- _Requirement_:
Give the count of lines holding the string "this" and nothing else.

- _Records supplied_:
....

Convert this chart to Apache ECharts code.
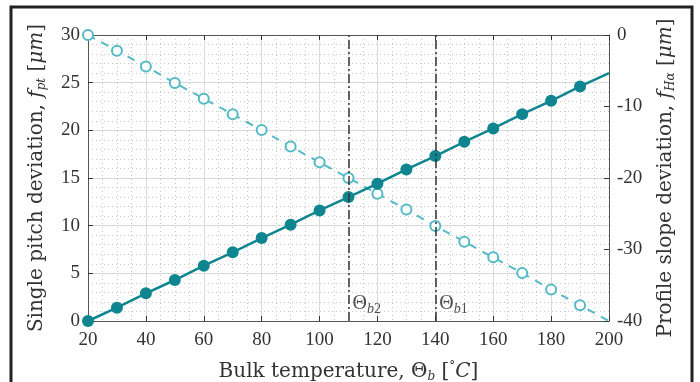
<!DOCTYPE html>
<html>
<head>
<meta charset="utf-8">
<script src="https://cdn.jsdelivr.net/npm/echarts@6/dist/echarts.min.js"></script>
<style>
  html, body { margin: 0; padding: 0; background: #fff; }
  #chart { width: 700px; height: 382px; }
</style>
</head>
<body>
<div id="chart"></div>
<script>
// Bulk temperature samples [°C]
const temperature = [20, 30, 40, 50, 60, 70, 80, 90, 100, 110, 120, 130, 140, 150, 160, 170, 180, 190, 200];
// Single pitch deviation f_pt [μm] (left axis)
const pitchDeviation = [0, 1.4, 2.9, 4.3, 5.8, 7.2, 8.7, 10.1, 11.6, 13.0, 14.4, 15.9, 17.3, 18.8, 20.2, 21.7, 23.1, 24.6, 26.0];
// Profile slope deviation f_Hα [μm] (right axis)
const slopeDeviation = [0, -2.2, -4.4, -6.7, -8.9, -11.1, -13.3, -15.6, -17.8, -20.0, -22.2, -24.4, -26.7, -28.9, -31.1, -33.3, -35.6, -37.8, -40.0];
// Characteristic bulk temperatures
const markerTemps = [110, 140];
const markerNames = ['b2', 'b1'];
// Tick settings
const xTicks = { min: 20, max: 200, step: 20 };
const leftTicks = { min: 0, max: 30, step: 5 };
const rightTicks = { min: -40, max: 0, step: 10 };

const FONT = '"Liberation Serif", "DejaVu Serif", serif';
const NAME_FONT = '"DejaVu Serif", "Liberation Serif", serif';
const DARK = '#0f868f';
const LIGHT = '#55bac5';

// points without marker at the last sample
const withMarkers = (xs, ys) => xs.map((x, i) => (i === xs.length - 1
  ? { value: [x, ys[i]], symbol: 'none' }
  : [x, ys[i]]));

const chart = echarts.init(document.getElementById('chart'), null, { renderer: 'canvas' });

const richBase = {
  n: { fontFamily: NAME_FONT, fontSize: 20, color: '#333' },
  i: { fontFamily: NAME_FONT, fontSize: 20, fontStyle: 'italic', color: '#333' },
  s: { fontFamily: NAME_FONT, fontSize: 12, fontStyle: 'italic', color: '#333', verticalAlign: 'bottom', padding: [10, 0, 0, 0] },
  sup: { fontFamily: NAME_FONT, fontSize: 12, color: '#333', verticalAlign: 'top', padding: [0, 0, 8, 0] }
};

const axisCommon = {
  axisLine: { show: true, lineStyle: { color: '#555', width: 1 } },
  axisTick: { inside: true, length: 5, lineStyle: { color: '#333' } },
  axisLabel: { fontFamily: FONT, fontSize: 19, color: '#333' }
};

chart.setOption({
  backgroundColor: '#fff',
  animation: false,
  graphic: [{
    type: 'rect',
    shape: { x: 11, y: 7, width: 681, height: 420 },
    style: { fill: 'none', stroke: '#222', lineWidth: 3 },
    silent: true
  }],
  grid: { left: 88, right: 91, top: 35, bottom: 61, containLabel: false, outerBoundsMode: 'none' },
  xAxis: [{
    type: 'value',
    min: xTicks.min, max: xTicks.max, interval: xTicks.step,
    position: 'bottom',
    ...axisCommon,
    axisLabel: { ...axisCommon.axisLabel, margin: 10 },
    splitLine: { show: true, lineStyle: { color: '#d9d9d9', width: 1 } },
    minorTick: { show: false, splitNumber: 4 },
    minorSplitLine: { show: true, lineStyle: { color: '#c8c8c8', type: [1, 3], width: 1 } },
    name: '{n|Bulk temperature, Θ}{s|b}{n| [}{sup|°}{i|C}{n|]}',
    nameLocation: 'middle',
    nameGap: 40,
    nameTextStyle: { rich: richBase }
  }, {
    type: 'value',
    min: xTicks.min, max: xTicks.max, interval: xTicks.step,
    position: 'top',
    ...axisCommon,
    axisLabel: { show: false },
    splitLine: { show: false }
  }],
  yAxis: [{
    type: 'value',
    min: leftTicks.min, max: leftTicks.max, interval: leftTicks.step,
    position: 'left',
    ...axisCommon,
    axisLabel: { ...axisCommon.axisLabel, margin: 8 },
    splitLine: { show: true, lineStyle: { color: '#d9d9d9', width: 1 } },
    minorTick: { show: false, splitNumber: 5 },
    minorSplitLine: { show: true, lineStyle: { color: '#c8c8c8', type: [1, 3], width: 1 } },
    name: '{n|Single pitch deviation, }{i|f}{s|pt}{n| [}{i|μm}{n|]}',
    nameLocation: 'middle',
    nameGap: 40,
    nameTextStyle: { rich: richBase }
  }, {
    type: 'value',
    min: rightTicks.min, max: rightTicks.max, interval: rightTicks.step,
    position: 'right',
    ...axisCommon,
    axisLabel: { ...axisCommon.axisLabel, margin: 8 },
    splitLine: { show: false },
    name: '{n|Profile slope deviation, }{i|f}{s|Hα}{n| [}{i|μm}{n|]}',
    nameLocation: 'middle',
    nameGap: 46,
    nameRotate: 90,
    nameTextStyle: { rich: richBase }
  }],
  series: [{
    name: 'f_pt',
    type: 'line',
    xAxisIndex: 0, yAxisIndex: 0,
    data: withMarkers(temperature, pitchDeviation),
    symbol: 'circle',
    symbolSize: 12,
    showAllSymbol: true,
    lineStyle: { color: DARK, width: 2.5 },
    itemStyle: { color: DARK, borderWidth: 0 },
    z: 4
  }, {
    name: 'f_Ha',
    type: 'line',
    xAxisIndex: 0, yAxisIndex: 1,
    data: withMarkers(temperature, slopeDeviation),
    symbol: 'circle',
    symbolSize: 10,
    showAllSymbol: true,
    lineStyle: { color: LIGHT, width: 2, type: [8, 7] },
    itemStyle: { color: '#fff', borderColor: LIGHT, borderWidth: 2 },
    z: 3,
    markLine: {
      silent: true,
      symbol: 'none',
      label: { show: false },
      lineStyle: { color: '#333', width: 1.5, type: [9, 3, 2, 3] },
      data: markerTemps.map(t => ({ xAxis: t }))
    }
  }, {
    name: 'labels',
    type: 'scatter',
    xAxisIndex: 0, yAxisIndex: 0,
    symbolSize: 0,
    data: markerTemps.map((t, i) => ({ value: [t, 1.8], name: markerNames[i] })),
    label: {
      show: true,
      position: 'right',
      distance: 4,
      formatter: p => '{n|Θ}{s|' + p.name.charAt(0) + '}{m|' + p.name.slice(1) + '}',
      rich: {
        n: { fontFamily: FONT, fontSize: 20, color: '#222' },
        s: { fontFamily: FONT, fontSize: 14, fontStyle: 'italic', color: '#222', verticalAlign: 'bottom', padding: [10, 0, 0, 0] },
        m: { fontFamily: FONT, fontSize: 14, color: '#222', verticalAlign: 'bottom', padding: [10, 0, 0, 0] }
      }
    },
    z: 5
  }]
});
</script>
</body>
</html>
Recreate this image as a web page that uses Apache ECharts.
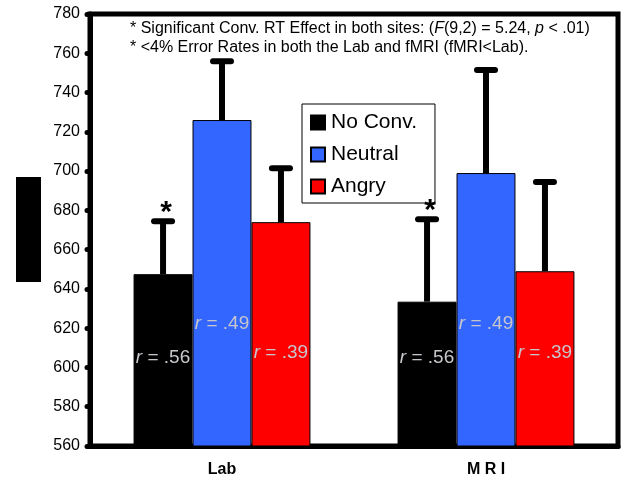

....

- _Response to the exercise_:
2